165q. Class Percussion. (0.5h) Introduction to the fundamentals of playing percussion instruments. Includes an introduction to reading music as well as basic techniques on instruments of the percussion family. P—POI.

165r. Class Guitar I. (0.5h) For beginner students. Introduction to finger style guitar techniques: strumming, plucking, arpeggios and damping. Reading and playing from musical notation. Nylon string guitar is required.

166r. Class Guitar II. (0.5h) Continuation of finger style guitar techniques with emphasis on chordal progressions, scales, accompanying patterns and sight-reading. Nylon string guitar is required. P—MUS 165r.

165v. Class Voice I. (0.5h) Introduction to the fundamental principles of singing, concepts of breath control, tone, and resonance. P—POI.

166v. Class Voice II. (0.5h) Continuation of fundamental vocal techniques. P—MUS 165v or POI.

166p. Class Piano II. (0.5h) Continuation of fundamental piano techniques.
P—MUS 165p or POI.

167v. Theatrical Singing I: Class Voice. (0.5h) Basic techniques of singing, breath control, phonation, and resonance, with emphasis on theatrical projection. Study and performance of musical theatre repertoire. (One hour per week.) P—POI.
168v. Theatrical Singing II: Class Voice. (0.5h) Continuation of theatrical singing techniques with increased study and performance of musical theatre repertoire. P—MUS 167v or POI. (One hour per week.)

175v. Advanced Voice Class. (1h) Development of advanced vocal technique and repertoire. Limited to eight students. Two hours per week; may be repeated. P—MUS 166v or POI.

177v. Advanced Theatrical Singing. (1h) Development of advanced theatrical singing technique and performance of musical theatre repertoire. Limited to eight students. Two hours per week; may be repeated. P—MUS 168v or POI.

190. Diction for Singers. (1.5h) Study of articulation in singing, with emphasis on modification of English; pronunciation of Italian, German, and French. Development of articulatory and aural
skills with use of the international phonetic alphabet. Individual performance and coaching in class. (Two hours per week.) May not be repeated for credit.
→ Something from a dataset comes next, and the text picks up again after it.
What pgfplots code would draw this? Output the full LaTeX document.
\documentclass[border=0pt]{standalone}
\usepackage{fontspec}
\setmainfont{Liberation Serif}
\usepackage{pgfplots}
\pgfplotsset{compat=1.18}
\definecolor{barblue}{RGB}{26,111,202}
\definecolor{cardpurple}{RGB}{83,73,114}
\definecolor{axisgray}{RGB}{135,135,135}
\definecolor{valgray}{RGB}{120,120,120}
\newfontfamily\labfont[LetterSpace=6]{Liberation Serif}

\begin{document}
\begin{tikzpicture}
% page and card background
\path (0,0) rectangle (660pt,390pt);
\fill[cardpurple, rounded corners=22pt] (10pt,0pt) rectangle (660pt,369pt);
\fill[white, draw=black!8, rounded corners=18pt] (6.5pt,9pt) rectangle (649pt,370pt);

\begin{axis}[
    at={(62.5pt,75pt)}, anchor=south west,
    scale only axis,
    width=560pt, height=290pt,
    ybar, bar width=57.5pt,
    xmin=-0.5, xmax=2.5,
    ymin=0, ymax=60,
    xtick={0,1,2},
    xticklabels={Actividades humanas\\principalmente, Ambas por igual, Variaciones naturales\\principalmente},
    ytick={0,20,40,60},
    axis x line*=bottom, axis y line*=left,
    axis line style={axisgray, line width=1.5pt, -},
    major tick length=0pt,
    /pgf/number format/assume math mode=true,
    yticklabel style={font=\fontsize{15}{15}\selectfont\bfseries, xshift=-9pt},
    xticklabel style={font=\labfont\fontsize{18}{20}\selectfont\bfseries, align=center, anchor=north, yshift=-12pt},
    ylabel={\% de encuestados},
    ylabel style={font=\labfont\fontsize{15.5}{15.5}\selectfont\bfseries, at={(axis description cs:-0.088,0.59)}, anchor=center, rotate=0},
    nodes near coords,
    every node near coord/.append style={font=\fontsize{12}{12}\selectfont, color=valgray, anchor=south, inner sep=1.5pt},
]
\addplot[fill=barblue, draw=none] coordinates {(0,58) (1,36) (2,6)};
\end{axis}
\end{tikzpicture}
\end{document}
262. Individual Instruction. (1.5h) One one-hour lesson per week. Fulfills the individual instruction requirements for the major in music performance. May be repeated for credit. P—Two hours of MUS 161 and/or 162, plus successful completion of the audition for the major in musical performance, and POI.

362. Senior Recital. (3h) Preparation and public performance of a recital. Fulfills the individual instruction requirements for the major in music performance. To be taken only during the senior year. A student may not receive credit for both MUS 362 and 363. A student may not enroll in MUS 262 and 362 in the same semester. May not be repeated for credit. P—Two semesters of MUS 262 and POI.
363. Senior Honors Recital. (3h) Preparation and public performance of a recital at the honors level. Fulfills the individual instruction requirements for the major in music performance. To be taken only during the senior year. A student may not receive credit for both MUS 362 and 363. A student may not enroll in MUS 262 and 363 in the same semester. May not be repeated for credit. P—Faculty selection for honors in music.